Como mais velho e com uma existência de mais de dezassete anos em Moçambique, penso que ajudei a que essa integração fosse mais facilitada. Era, no fundo, o mínimo que se me exigia.
No meu caso particular, a voz do voluntário sénior é mais compreendida, é mais alcançável e é mais aceite, quer junto das comunidades locais, quer junto dos outros voluntários mais jovens. A experiência vivida ao longo de quarenta e dois anos de trabalho e nas inúmeras viagens realizadas pelos cinco continentes, trouxeram uma espécie de liderança natural para a comunidade, com especial relevância para os guardas marítimos com quem tive o privilégio de trabalhar nas longas noites na proteção das tartarugas marinhas. Foram deles as maiores apreensões com as escalas e com as folgas. Foram deles as chamadas de atenção para as relações humanas que se deterioravam. Foram eles que elegeram a minha voz. Fiquei demasiado envolvido nas suas preocupações e estou-lhes grato por isso. A nada me refutei, nem poderia fazê-lo. Por isso a nossa relação foi tão especial. Afinal, passei a ser também um deles. Passei a ser também um guarda marítimo.
Através de contactos vários com a FMB, fui dando conta de algumas situações que se estavam a passar com a líder e os guardas marítimos. Eu próprio fui testemunha de algumas delas e também suportei a sua sobranceria e a falta de respeito. Por isso, abandonei o programa das tartarugas mais cedo que o previsto. Foi pena. A FMB fez algumas reuniões e as relações humanas foi uma das vertentes que mais melhorou. Não consegui diluir todos os problemas, mas a minha persistência contribuiu para uma progressiva melhoria no relacionamento entre todos os que fazíamos patrulhas.
Para que conste, não guardo mágoa alguma. O sonho concretizou-se. A experiência tornou-se inolvidável. Daquelas que reservarei para sempre num lugar distinto das minhas memórias. Foram os cinquenta dias mais importantes da minha vida. Venho diferente. Diria mesmo, muito diferente. Para melhor. Passei a dar mais valor às coisas que são realmente importantes. Nós, por aqui, continuamos nas nossas superficialidades que não nos levam a lugar algum. Até para o ano, no Morro.
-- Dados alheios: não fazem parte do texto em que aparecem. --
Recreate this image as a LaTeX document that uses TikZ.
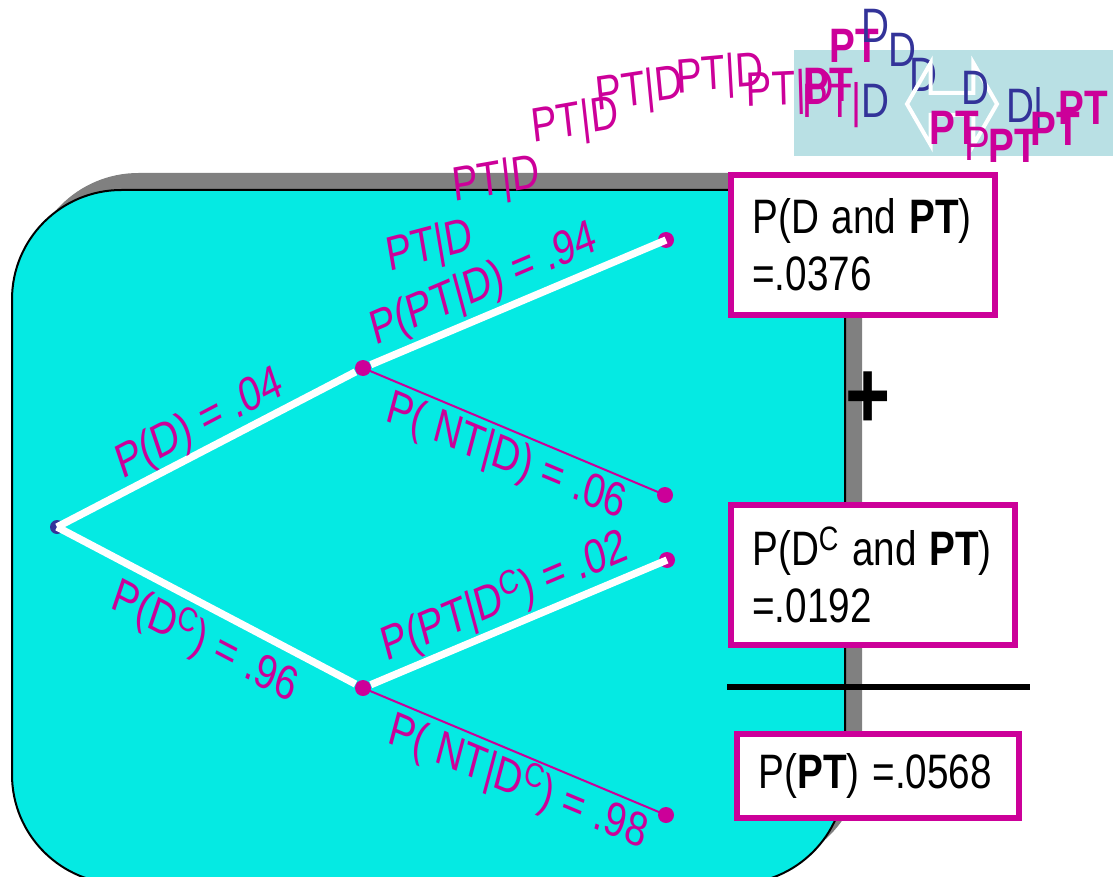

Em prol da grande amizade que se construiu entre nós, os guardas marítimos fizeram-me uma festa de despedida na praia, durante todo o dia. Mas a festa começou no dia anterior, à noite, quando me pediram que fizesse uma última patrulha com eles para assim passarem a noite comigo. Não tenho palavras para descrever esses maravilhosos dias de cinco e seis de agosto, véspera da minha partida. Brincámos, mergulhámos, nadámos, comemos, bebemos, cantámos, dançámos e também chorámos. Chorei muito. Nunca assisti a uma demonstração de amizade como esta.

Queria agradecer às pessoas responsáveis do FMB e a toda a sua estrutura, todo o apoio que me proporcionaram nesta missão de voluntariado. São elas: O Leno, a Andreia e a Janete, na foto, e ainda, a Sara, a Raquel, a Jocelina, o Jairson, o Denis, o Nelito e o João Varela. A todos o meu muito obrigado.

Obrigado Edinho. O maior de todos. A amizade que temos vai perdurar pela vida. Agarrou- me a 19 de junho e só me largou a 7 de agosto, na minha partida. Levei-te comigo e sei que continuo aí presente. Os momentos que passámos juntos nas patrulhas foram tão tocantes que jamais os esquecerei.

Obrigado Boba, muito falador mas amigo do peito. Obrigado Gilson, sempre bem-disposto e pronto a ajudar. Obrigado Omar, o benjamim dos guardas. Obrigado David. Obrigado Diego. Obrigado Dino. Todos foram importantes nestas sete semanas. Sem vocês, nada disto seria possível. Nada disto fazia sentido. Eternamente grato.

A Vanda, ou melhor, a Cândida, de seu nome de igreja, a minha mãe adotiva, prontificou-se a confecionar a cachupa para o almoço na praia. Os seus dotes de cozinheira ficaram bem patentes na limpeza da grande panela que serviu o repasto.


Obrigado Vanda. Obrigado Paulo. Os meus papás adotivos, no Morro. Estas sete semanas serão guardadas num cantinho muito especial do meu coração. Obrigado por tudo. Para o ano, cá estarei.

Acima, fica o testemunho da grande camaradagem que permanentemente vivemos entre nós. Numa camisola que guardarei para sempre, os guardas marítimos e algumas das pessoas que mais me foram queridas nestas sete semanas, escreveram o seu nome.
A alma esvazia-se, o corpo levita e o coração esvai-se. Obrigado por estes 50 dias maravilhosos.